Another aspect of product strategy is accessibility for customers who need features built into a product so they can effectively interact with the product. You will learn how to include accessibility from the beginning of product design through UX writing.
Heather Miller will guide you through UX writing that keeps accessibility issues a priority whether you are using tables, links, or other features.
UX Writing expert Stephanie Robinson will discuss different aspects of using plain language to make your UX writing more effective and reach as broad an audience as possible within your desired goals. Then, she will divulge a favorite tool she uses and an important WCAG guideline element.

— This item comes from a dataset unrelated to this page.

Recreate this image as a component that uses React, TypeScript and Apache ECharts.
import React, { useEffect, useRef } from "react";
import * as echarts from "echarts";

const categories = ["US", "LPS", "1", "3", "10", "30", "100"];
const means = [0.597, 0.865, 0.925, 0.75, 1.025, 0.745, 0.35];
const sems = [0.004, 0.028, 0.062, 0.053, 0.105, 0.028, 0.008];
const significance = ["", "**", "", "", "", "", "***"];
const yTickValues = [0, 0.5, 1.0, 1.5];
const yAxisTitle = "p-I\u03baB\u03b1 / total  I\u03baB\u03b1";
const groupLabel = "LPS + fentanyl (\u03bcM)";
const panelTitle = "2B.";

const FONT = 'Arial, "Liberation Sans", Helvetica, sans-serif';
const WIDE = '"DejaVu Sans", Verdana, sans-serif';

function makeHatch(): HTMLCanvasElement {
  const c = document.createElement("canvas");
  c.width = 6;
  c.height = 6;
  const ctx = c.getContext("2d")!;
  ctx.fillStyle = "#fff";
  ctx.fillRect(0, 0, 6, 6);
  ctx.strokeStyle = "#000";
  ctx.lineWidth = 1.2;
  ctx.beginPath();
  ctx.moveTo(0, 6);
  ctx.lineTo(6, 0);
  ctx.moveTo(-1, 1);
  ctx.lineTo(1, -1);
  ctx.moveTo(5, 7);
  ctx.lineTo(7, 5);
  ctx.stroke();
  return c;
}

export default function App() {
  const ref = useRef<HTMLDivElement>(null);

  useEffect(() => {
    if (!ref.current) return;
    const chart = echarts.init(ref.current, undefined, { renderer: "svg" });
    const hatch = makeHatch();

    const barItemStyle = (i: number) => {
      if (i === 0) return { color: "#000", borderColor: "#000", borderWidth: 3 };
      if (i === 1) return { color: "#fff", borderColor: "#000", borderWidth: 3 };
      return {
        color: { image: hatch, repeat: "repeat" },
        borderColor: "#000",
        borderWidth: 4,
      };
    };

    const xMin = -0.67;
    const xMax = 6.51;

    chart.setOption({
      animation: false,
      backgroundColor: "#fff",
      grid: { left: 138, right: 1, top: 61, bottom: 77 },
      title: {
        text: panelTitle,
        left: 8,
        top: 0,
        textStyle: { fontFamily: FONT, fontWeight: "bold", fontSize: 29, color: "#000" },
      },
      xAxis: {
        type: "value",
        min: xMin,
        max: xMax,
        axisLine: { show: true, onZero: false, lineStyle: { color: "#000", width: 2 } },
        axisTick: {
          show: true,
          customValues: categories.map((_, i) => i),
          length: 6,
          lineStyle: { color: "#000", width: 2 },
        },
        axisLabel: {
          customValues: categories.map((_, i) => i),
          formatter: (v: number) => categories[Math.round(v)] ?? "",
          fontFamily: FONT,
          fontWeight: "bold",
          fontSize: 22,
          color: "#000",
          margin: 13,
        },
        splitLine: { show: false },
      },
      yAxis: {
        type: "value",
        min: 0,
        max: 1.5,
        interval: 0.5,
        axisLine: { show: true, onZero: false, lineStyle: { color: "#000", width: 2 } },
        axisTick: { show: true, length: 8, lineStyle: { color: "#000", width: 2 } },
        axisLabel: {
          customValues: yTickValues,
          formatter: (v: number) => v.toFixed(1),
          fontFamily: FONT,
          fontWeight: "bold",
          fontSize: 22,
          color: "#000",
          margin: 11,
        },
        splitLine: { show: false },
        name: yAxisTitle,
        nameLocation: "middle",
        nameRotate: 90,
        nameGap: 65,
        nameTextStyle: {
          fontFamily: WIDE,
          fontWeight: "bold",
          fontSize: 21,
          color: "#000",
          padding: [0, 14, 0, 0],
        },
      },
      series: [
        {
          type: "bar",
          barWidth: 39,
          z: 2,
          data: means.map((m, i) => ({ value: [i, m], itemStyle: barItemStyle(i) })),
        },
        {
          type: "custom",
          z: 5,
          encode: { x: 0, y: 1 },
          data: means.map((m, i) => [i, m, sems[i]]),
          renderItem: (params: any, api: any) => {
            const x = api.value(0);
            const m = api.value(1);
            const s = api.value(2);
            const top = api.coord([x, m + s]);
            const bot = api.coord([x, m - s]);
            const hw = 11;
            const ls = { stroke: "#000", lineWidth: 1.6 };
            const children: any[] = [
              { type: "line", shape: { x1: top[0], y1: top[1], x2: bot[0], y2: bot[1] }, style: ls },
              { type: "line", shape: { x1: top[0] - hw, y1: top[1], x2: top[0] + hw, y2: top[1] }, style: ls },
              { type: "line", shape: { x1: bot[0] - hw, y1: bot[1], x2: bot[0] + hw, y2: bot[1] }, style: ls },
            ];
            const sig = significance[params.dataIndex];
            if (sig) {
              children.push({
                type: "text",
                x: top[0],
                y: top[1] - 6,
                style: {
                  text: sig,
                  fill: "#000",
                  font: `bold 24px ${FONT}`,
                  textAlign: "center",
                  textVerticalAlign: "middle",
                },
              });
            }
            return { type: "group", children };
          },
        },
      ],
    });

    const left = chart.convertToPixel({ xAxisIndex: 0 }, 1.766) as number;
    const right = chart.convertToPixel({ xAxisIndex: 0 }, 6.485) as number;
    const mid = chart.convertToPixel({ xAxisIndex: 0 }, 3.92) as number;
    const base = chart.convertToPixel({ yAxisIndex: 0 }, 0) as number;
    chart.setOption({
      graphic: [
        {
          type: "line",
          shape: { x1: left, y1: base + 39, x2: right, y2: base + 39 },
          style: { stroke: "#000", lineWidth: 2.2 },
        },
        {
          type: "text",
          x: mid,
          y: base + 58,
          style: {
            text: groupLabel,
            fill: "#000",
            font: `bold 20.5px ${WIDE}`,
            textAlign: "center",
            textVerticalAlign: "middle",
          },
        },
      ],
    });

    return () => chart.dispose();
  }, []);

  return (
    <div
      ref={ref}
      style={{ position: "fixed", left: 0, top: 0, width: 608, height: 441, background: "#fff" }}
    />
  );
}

Stephanie will explain how a certain type of data can help convert users and benefit user understanding.
What should you look for when perfecting your message? Asher Miller will share what he looks for and how he evaluates a user experience through a built environment. If this is your first time with that term, it is the surroundings (human-built) that provide the setting for human activity.
UX writer and published novelist Jenny Williams will show you how to feed your personal creativity outside of work and how that can benefit your UX writing career. Somehow dogs, weather patterns, and Mars are part of this creative talk!
As UX writers, you want to include data when you consider copy decisions. How do you know which data is useful? How can you collect and interpret it? Yossi Nachemi is ready to guide you with practical tips that will make a difference.
How’s that for a box of chocolate candy…mmm, topics! These topics, tips, and techniques will definitely leave you satisfied.
No matter your goal, these UX writers will help you accomplish it quicker, more thoroughly, and with the end user as your top priority.